Raw records

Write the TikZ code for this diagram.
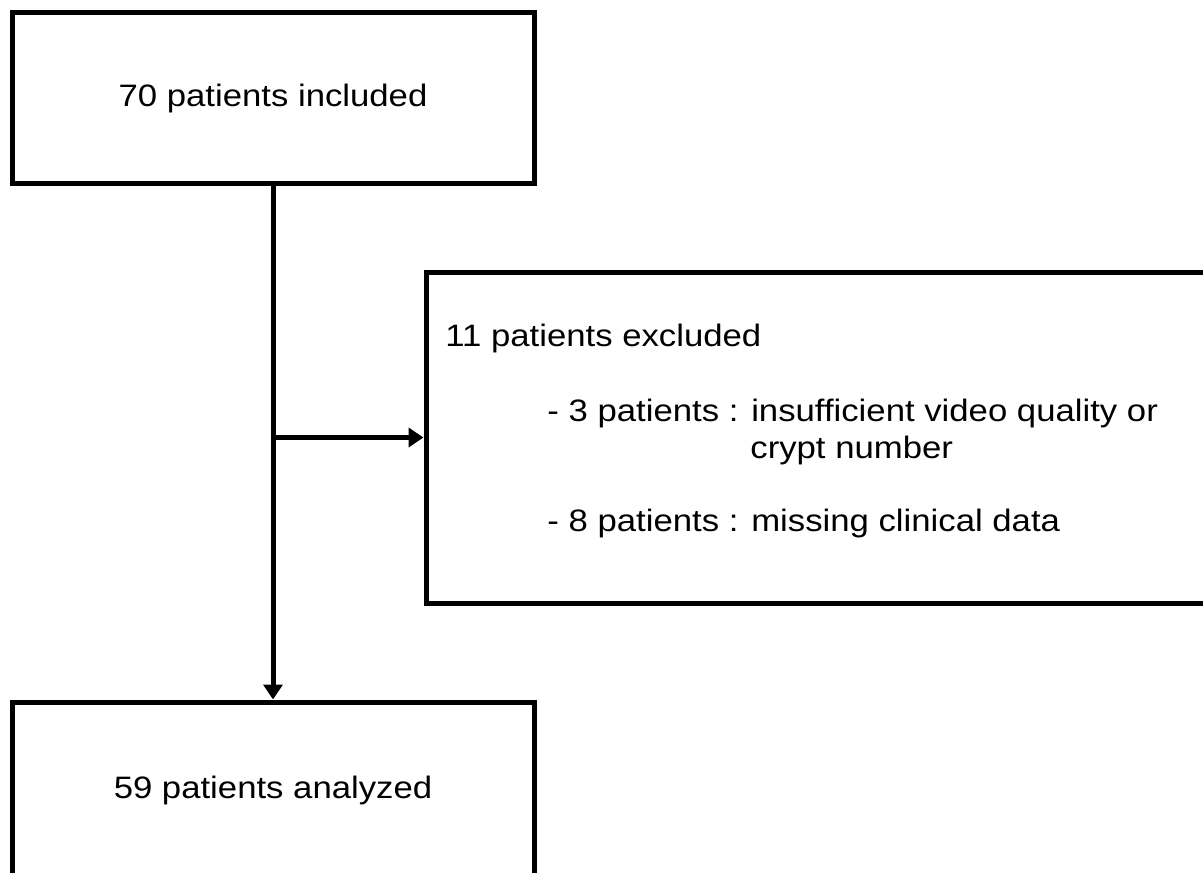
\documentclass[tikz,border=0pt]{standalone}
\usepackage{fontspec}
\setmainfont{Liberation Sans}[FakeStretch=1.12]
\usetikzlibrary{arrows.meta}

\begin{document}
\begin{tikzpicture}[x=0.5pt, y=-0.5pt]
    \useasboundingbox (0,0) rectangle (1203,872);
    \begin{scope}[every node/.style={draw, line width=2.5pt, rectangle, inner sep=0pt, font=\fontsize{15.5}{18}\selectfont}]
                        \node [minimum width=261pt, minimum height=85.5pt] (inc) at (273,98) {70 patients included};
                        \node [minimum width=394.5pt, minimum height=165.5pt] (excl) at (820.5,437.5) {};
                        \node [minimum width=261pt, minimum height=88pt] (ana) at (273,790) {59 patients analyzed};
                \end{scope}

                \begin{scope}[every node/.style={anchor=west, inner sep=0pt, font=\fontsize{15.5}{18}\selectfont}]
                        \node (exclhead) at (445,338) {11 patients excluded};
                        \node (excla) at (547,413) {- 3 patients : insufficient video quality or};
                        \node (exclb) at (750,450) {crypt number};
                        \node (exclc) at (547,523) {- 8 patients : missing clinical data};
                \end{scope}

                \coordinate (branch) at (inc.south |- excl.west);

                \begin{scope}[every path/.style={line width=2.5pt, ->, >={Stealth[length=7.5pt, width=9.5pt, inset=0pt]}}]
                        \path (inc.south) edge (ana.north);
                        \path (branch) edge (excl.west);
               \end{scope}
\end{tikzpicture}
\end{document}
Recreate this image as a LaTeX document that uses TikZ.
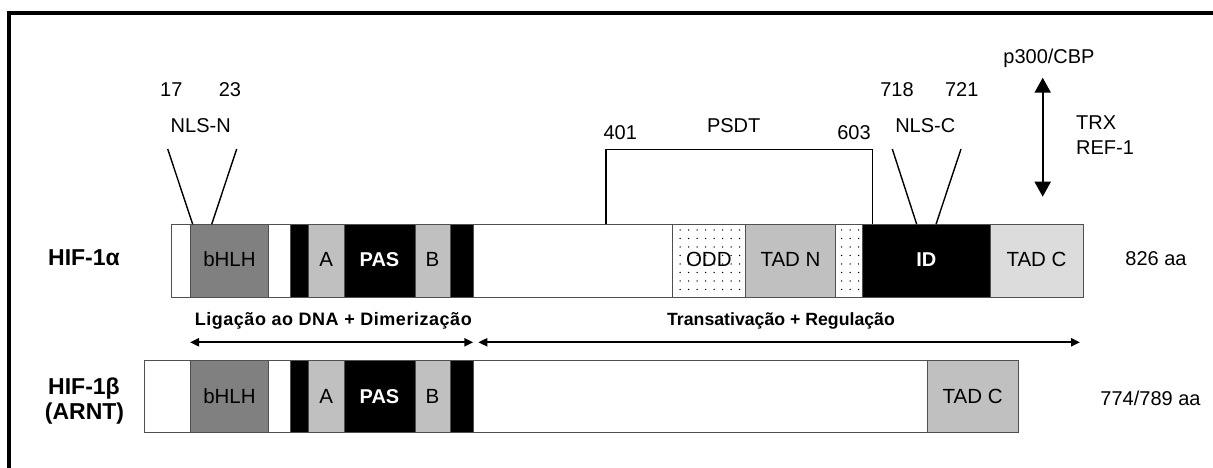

Task goal – For each line in the data above that contains the string "this", extract the line.

Worked answer –
Write the TikZ code for this diagram.
Recreate this image as a LaTeX document that uses TikZ.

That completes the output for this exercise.